Les premières formations menées dans le cadre du CeFIS (Centre pour la Formation à l'Informatique dans le Secondaire) datent de 1981 [6]. C'était évidemment l'époque de la programmation triomphante. Cependant, dès 1983, une formation consacrée au logiciel de traitement de texte Apple Writer (tournant sur les Apple II) était organisée. Depuis 20 ans, c'est plus de trois cents enseignants qui ont participé au fil des années à ces ini­tiations et plus d'une centaine qui ont suivi des séances de « perfectionnement ». A côté de ces initiations au traitement de texte, bien d'autres logiciels ont été abordés. A titre d'exemple, citons cette année, extraites de notre « catalogue » de formations, les activités suivantes :

Pourquoi donc les enseignants acceptent-ils de consacrer, hors de leurs horaires de pres­tations scolaires, plusieurs après-midi à des formations. Les raisons sont diverses et ne sont évidemment pas identiques pour les « très novices » et les « presque experts ». Mais on peut en pointer l'une ou l'autre :

3.2.1. Pendant les formations, les enseignants n'ont rien d'autre à faire que se former

Nous savons tous combien la pression du quotidien et l'urgence des tâches à clôturer fi­nissent par repousser dans un futur indéfini nos velléités de formation. Lorsque les en­seignants se retrouvent sur les bancs de notre salle de cours ou face aux ordinateurs du laboratoire, c'est exclusivement pour « en apprendre davantage ». C'est un temps « bloqué », qui échappe en quelque sorte aux aléas du travail quotidien.

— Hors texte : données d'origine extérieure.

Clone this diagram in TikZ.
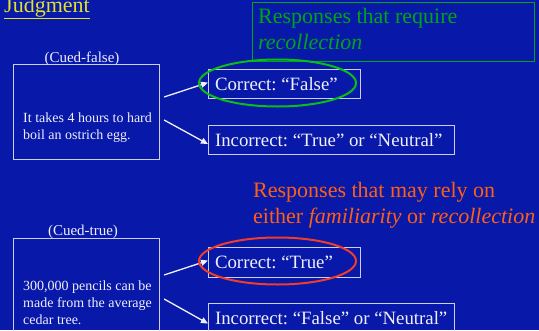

S'inscrire et participer à une formation, c'est souvent une manière de s'obliger à y consa­crer au moins le temps qu'on y passe.

3.2.2. Les enseignants savent que la formation va leur faire gagner du temps en matière d'apprentissage

On comprend aisément que cela soit vrai pour les novices, mais ce l'est également pour les utilisateurs confirmés. Si la formation est correctement menée (voir ci-dessus), les enseignants-apprenants savent qu'il vont remplacer des heures de tâtonnements, d'ex­ploration par essais et erreurs, par un parcours de découverte, où le formateur va leur faire percevoir tous les aspects utiles ou essentiels d'une fonctionnalité particulière du logiciel. Ce qu'il faut apprendre, qui a déjà été mâché et digéré, est de plus structuré et accompagné de la vision spécifique du formateur.

Aucun manuel, aucun ensemble d'aide en ligne ne peut remplacer l'interaction avec un humain qui tente de partager sa représentation et ses usages du logiciel à maîtriser.

3.2.3. La formation est le point d'entrée qui permet ensuite de bénéficier de l'expertise du formateur

Pendant la formation déjà, les enseignants profitent à la fois du contact avec le forma­teur mais aussi avec les autres apprenants pour aborder un certain nombre de questions. Ces questions portent évidemment sur les contenus abordés, mais aussi, bien plus lar­gement sur un assortiment relativement large de problèmes rencontrés lors de l'usage des logiciels.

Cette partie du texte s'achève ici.